◆ Dataset records:

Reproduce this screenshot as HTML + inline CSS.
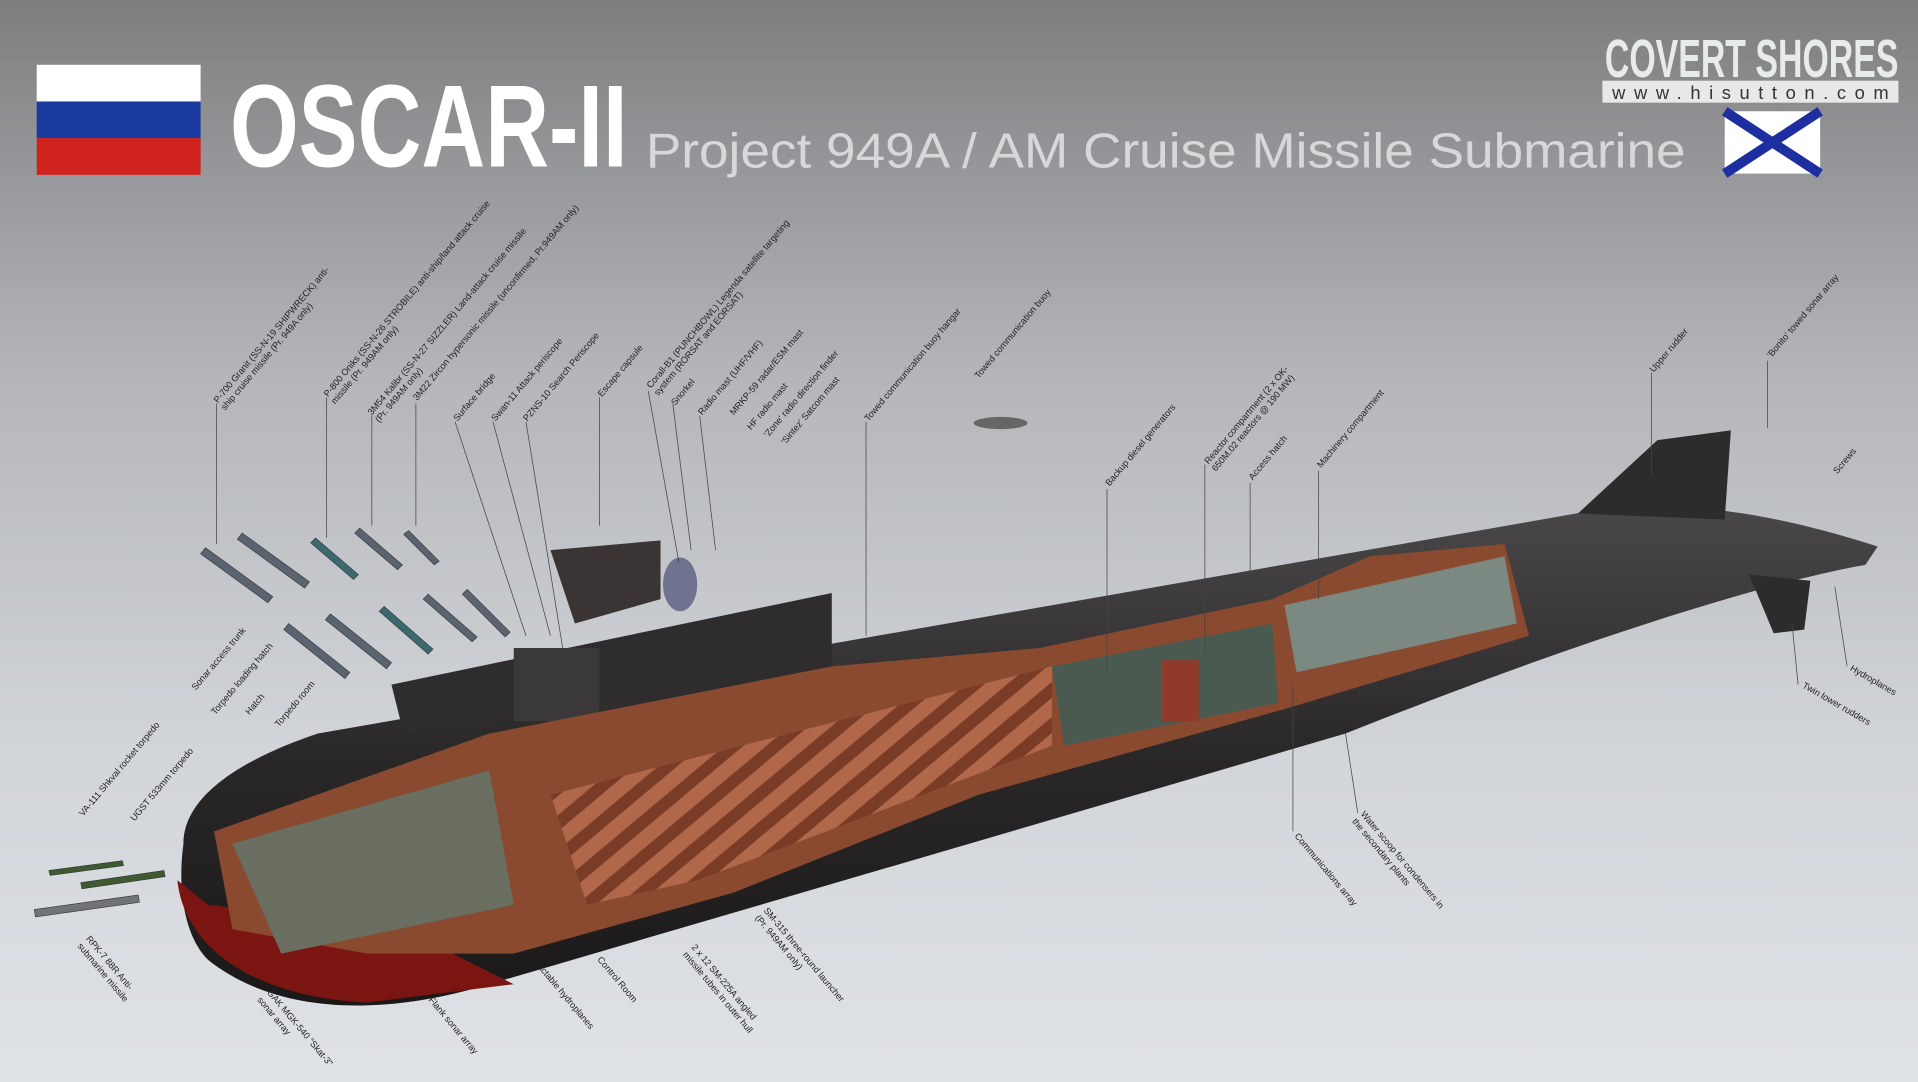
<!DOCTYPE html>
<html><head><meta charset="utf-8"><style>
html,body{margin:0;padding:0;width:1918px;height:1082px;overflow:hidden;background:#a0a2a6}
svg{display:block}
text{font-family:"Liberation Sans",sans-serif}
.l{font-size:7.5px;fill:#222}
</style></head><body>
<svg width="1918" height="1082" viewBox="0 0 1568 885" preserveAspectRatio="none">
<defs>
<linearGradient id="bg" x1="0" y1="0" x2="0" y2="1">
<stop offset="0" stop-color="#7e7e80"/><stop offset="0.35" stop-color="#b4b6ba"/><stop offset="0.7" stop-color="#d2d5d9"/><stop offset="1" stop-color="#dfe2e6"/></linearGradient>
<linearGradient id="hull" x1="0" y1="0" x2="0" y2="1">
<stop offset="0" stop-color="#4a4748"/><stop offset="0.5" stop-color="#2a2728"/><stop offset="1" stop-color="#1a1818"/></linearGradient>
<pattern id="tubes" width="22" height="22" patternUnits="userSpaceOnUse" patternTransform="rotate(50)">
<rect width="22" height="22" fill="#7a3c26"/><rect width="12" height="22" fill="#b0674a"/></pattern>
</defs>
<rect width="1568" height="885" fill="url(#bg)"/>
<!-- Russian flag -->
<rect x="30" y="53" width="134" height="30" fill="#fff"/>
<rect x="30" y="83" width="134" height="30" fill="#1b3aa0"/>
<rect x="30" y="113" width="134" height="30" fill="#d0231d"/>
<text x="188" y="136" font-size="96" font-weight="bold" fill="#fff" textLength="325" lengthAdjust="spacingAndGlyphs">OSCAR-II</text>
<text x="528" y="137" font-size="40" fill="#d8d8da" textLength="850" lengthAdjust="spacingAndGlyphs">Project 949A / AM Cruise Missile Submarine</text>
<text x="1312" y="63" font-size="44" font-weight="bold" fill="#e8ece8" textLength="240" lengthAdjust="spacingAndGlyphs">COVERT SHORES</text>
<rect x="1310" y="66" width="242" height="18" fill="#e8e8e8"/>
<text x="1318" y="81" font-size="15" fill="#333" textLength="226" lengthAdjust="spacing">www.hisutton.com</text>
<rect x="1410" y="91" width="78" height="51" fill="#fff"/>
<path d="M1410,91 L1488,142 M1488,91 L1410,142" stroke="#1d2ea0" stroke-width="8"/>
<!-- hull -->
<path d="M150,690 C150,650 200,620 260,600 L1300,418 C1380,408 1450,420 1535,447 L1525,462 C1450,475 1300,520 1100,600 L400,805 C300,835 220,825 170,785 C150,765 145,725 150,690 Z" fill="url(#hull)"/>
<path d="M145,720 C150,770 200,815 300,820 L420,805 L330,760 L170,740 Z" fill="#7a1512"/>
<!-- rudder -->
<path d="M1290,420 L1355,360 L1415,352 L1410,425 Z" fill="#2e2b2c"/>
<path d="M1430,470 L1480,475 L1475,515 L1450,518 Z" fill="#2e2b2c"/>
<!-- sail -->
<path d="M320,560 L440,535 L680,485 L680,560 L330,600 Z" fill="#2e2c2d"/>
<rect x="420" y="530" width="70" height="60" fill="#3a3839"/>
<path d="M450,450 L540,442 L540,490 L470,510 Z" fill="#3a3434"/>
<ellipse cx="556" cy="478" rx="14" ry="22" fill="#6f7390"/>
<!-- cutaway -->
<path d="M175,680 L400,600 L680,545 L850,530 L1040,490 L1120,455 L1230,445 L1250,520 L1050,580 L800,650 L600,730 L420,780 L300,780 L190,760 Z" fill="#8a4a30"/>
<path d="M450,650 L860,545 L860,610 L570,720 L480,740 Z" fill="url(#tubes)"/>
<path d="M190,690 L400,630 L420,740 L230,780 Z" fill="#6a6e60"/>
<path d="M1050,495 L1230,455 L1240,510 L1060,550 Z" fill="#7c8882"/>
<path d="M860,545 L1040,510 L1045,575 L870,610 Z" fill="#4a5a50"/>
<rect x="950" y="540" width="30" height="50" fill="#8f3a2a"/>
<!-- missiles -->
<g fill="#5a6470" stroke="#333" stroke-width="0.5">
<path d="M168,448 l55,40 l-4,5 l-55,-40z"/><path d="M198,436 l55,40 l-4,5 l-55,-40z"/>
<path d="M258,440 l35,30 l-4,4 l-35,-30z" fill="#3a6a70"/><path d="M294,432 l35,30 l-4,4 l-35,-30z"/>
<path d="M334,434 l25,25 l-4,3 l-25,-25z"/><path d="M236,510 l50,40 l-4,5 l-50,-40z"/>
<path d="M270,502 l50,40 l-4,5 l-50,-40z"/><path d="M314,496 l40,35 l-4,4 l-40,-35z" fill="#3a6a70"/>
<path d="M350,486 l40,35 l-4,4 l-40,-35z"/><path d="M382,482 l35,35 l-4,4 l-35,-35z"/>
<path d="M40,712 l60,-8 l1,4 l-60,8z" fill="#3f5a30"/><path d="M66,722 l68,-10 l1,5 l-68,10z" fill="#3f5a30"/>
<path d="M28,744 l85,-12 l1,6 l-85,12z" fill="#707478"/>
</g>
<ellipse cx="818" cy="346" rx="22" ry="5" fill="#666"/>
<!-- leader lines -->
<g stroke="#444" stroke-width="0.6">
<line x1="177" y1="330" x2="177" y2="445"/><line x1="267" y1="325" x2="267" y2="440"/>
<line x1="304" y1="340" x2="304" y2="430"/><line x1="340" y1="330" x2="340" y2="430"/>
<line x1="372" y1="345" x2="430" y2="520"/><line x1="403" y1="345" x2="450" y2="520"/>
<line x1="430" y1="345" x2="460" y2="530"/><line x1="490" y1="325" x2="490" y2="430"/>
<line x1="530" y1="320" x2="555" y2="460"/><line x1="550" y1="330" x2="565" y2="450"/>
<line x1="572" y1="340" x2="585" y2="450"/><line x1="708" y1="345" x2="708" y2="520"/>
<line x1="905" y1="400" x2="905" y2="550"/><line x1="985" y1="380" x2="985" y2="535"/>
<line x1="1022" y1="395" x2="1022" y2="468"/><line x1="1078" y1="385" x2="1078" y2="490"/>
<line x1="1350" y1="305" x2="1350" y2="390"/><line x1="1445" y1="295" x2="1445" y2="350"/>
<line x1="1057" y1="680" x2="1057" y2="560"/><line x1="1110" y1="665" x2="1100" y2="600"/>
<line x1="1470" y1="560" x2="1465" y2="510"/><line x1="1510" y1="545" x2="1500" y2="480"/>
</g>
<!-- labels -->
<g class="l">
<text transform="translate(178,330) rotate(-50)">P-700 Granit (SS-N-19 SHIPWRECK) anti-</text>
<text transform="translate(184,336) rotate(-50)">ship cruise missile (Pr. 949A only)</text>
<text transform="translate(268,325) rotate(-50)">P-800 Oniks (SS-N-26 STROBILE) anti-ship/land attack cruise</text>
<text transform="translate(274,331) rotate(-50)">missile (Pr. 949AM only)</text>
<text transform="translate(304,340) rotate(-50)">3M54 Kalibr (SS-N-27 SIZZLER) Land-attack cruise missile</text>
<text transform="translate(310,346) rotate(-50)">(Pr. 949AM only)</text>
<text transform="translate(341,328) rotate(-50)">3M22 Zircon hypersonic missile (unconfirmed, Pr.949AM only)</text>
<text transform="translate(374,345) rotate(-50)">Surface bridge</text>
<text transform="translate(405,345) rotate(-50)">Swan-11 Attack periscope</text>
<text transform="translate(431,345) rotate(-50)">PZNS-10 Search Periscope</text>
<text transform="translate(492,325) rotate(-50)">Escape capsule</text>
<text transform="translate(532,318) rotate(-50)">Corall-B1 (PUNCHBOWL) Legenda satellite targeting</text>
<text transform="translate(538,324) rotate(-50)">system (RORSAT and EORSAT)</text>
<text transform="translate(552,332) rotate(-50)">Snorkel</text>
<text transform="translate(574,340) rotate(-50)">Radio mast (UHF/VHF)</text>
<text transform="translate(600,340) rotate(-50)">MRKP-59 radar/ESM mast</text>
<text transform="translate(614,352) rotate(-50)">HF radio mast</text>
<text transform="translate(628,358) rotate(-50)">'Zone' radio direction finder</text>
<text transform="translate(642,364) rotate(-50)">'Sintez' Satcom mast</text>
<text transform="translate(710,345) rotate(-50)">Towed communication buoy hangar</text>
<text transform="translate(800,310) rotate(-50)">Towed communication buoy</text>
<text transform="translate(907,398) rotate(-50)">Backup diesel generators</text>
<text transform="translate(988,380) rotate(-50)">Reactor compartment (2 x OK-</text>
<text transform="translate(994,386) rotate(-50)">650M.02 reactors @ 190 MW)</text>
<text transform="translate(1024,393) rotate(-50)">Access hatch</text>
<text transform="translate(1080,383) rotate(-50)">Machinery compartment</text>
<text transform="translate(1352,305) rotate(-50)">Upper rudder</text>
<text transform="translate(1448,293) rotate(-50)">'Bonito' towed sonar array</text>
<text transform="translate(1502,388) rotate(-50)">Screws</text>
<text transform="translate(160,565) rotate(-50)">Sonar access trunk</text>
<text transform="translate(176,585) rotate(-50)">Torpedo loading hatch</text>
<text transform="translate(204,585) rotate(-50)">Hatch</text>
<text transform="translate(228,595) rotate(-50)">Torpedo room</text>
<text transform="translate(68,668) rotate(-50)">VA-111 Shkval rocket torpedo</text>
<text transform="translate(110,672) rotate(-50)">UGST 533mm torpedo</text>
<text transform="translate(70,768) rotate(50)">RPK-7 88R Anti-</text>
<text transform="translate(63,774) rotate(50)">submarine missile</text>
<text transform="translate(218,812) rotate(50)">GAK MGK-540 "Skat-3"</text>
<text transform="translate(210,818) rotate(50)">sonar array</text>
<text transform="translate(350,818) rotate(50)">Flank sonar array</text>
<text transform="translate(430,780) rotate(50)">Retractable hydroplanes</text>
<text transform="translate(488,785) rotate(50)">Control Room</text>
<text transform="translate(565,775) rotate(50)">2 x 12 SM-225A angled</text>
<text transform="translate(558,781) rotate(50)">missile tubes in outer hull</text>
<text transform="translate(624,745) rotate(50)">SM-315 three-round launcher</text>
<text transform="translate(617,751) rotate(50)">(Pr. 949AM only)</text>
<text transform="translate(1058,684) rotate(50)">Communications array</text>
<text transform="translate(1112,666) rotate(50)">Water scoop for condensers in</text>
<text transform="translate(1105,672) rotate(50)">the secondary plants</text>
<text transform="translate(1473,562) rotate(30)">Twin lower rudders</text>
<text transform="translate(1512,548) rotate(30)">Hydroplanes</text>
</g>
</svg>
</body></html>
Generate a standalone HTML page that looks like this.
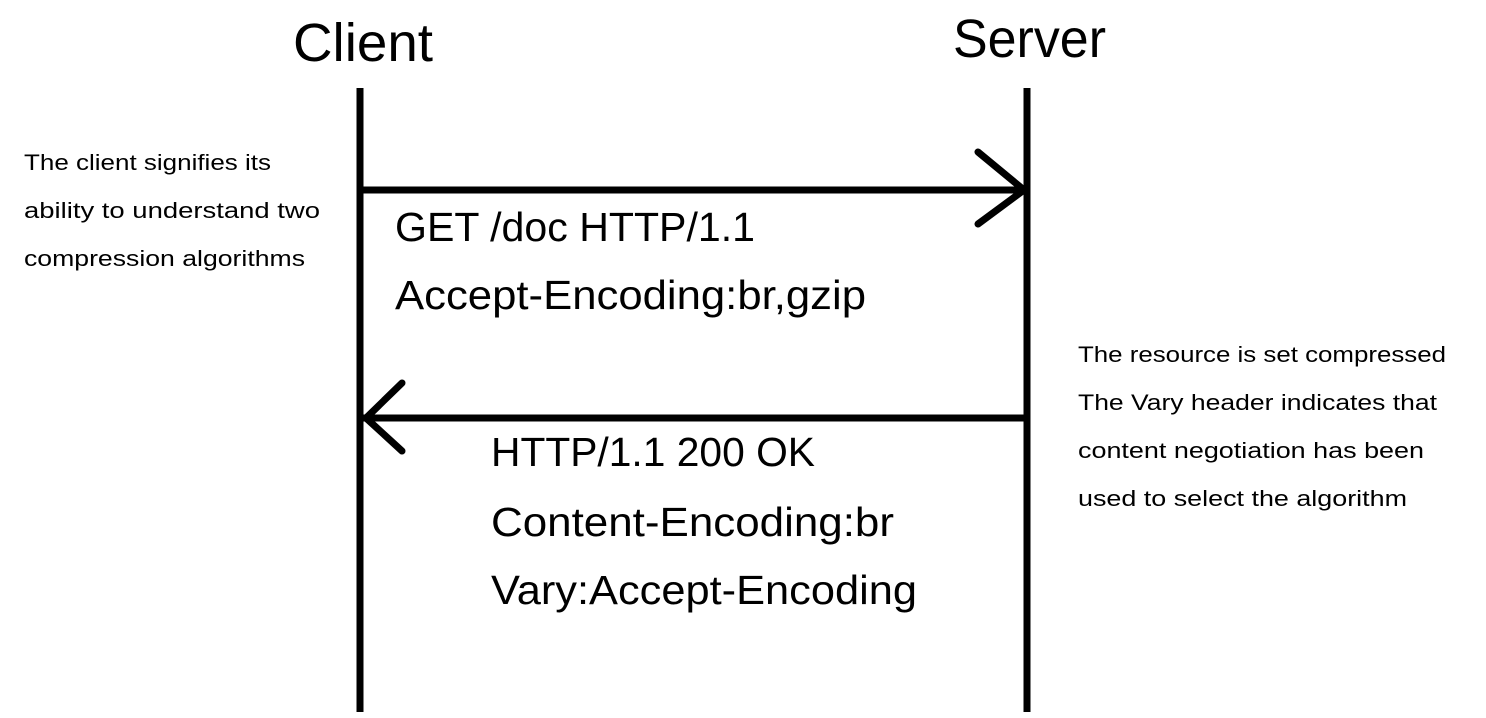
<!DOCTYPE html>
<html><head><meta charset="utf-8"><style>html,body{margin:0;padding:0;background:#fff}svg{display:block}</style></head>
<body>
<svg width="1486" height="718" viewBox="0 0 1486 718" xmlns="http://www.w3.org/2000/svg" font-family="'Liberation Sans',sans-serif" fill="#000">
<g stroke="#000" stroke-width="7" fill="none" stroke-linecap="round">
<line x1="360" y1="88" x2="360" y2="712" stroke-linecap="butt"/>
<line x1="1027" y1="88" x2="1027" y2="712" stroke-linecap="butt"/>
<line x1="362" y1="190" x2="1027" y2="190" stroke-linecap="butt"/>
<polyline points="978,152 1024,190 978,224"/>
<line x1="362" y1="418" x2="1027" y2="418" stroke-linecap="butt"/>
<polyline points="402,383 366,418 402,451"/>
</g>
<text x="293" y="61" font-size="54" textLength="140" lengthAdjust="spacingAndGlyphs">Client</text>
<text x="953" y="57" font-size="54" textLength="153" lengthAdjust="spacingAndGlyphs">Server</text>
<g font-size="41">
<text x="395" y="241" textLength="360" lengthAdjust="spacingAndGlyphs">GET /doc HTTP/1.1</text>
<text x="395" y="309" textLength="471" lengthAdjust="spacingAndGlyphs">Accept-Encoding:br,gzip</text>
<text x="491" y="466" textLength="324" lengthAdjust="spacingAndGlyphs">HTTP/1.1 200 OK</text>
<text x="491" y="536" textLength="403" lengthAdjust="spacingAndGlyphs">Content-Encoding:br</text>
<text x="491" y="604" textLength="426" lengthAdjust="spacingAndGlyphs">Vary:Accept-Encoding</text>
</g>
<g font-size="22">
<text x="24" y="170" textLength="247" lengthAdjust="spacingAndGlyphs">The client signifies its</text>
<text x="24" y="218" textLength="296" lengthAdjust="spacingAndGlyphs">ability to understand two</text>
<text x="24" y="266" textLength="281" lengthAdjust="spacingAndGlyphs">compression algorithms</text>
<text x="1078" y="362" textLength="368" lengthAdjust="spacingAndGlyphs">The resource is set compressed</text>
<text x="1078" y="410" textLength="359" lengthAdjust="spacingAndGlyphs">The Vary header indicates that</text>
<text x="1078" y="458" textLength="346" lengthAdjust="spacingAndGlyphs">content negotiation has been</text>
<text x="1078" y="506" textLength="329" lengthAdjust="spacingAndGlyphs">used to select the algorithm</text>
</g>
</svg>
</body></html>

◆ Stated goal:
Starting at the line that holds "Generate a standalone", repeat every line through the end of the listing exactly as written, skipping any picture.

◆ Reply:
Generate a standalone HTML page that looks like this.
<!DOCTYPE html>
<html><head><meta charset="utf-8"><style>html,body{margin:0;padding:0;background:#fff}svg{display:block}</style></head>
<body>
<svg width="1486" height="718" viewBox="0 0 1486 718" xmlns="http://www.w3.org/2000/svg" font-family="'Liberation Sans',sans-serif" fill="#000">
<g stroke="#000" stroke-width="7" fill="none" stroke-linecap="round">
<line x1="360" y1="88" x2="360" y2="712" stroke-linecap="butt"/>
<line x1="1027" y1="88" x2="1027" y2="712" stroke-linecap="butt"/>
<line x1="362" y1="190" x2="1027" y2="190" stroke-linecap="butt"/>
<polyline points="978,152 1024,190 978,224"/>
<line x1="362" y1="418" x2="1027" y2="418" stroke-linecap="butt"/>
<polyline points="402,383 366,418 402,451"/>
</g>
<text x="293" y="61" font-size="54" textLength="140" lengthAdjust="spacingAndGlyphs">Client</text>
<text x="953" y="57" font-size="54" textLength="153" lengthAdjust="spacingAndGlyphs">Server</text>
<g font-size="41">
<text x="395" y="241" textLength="360" lengthAdjust="spacingAndGlyphs">GET /doc HTTP/1.1</text>
<text x="395" y="309" textLength="471" lengthAdjust="spacingAndGlyphs">Accept-Encoding:br,gzip</text>
<text x="491" y="466" textLength="324" lengthAdjust="spacingAndGlyphs">HTTP/1.1 200 OK</text>
<text x="491" y="536" textLength="403" lengthAdjust="spacingAndGlyphs">Content-Encoding:br</text>
<text x="491" y="604" textLength="426" lengthAdjust="spacingAndGlyphs">Vary:Accept-Encoding</text>
</g>
<g font-size="22">
<text x="24" y="170" textLength="247" lengthAdjust="spacingAndGlyphs">The client signifies its</text>
<text x="24" y="218" textLength="296" lengthAdjust="spacingAndGlyphs">ability to understand two</text>
<text x="24" y="266" textLength="281" lengthAdjust="spacingAndGlyphs">compression algorithms</text>
<text x="1078" y="362" textLength="368" lengthAdjust="spacingAndGlyphs">The resource is set compressed</text>
<text x="1078" y="410" textLength="359" lengthAdjust="spacingAndGlyphs">The Vary header indicates that</text>
<text x="1078" y="458" textLength="346" lengthAdjust="spacingAndGlyphs">content negotiation has been</text>
<text x="1078" y="506" textLength="329" lengthAdjust="spacingAndGlyphs">used to select the algorithm</text>
</g>
</svg>
</body></html>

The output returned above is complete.